→ TASK REQUIREMENTS
Reproduce the listing below exactly, beginning with its first line and ending with the line that holds "ax = fig.add_axes([0, 0.112, 1, 0.776])"; pictures are not part of the copy.

→ SOURCE DATA
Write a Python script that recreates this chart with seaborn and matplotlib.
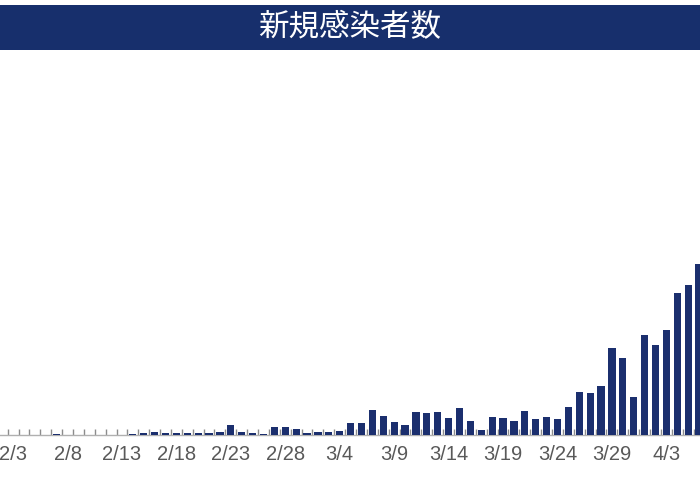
import matplotlib
matplotlib.use('Agg')
import matplotlib.pyplot as plt
import seaborn as sns
import pandas as pd
from matplotlib.patches import Rectangle
from matplotlib.ticker import FixedLocator

# daily new cases, 2/1 - 4/6
days = pd.date_range('2020-02-01', '2020-04-06', freq='D')
day_labels = [f"{d.month}/{d.day}" for d in days]
new_cases = [0, 1, 1, 0, 1, 0, 2, 1, 0, 1, 1, 0, 1, 2,
             5, 6, 4, 5, 4, 5, 4, 7, 20, 7, 5, 3, 17, 17, 13,
             4, 7, 7, 9, 25, 24, 50, 38, 26, 20, 46, 44, 46, 34, 54,
             28, 10, 36, 34, 28, 48, 32, 36, 32, 56, 86, 84, 98,
             174, 154, 76, 200, 180, 210, 284, 300, 342]
title = '新規感染者数'

navy = '#172f6c'
bar_color = '#1b2f6e'

df = pd.DataFrame({'day': day_labels, 'cases': new_cases})

sns.set_theme(style='white')
plt.rcParams['font.family'] = ['Liberation Sans', 'DejaVu Sans']

fig = plt.figure(figsize=(7, 4.9), dpi=100)
ax = fig.add_axes([0, 0.112, 1, 0.776])

sns.barplot(data=df, x='day', y='cases', color=bar_color, saturation=1,
            width=0.66, linewidth=0, ax=ax, zorder=3)

ax.set_xlim(0.8, 65.09)
ax.set_ylim(0, 760)
ax.set_yticks([])
ax.set_xlabel('')
ax.set_ylabel('')
for s in ['top', 'right', 'left']:
    ax.spines[s].set_visible(False)
ax.spines['bottom'].set_color('#b0b0b0')
ax.spines['bottom'].set_linewidth(1)

label_idx = list(range(2, len(day_labels), 5))
ax.set_xticks(label_idx)
ax.set_xticklabels([day_labels[i] for i in label_idx], fontsize=14.5, color='#595959')
ax.tick_params(axis='x', which='major', length=0, pad=7)
ax.xaxis.set_minor_locator(FixedLocator([i + 0.5 for i in range(len(day_labels))]))
ax.tick_params(axis='x', which='minor', direction='in', length=4, width=1,
               color='#8c8c8c', bottom=True)

# title band
fig.patches.append(Rectangle((0, 0.898), 1, 0.092, transform=fig.transFigure,
                             facecolor=navy, edgecolor='none', zorder=0))
fig.text(0.5, 0.944, title, ha='center', va='center', color='white',
         fontsize=22, family=['Noto Sans CJK JP', 'DejaVu Sans'])

fig.savefig('out.png', dpi=100)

→ EXERCISE OUTPUT
Write a Python script that recreates this chart with seaborn and matplotlib.
import matplotlib
matplotlib.use('Agg')
import matplotlib.pyplot as plt
import seaborn as sns
import pandas as pd
from matplotlib.patches import Rectangle
from matplotlib.ticker import FixedLocator

# daily new cases, 2/1 - 4/6
days = pd.date_range('2020-02-01', '2020-04-06', freq='D')
day_labels = [f"{d.month}/{d.day}" for d in days]
new_cases = [0, 1, 1, 0, 1, 0, 2, 1, 0, 1, 1, 0, 1, 2,
             5, 6, 4, 5, 4, 5, 4, 7, 20, 7, 5, 3, 17, 17, 13,
             4, 7, 7, 9, 25, 24, 50, 38, 26, 20, 46, 44, 46, 34, 54,
             28, 10, 36, 34, 28, 48, 32, 36, 32, 56, 86, 84, 98,
             174, 154, 76, 200, 180, 210, 284, 300, 342]
title = '新規感染者数'

navy = '#172f6c'
bar_color = '#1b2f6e'

df = pd.DataFrame({'day': day_labels, 'cases': new_cases})

sns.set_theme(style='white')
plt.rcParams['font.family'] = ['Liberation Sans', 'DejaVu Sans']

fig = plt.figure(figsize=(7, 4.9), dpi=100)
ax = fig.add_axes([0, 0.112, 1, 0.776])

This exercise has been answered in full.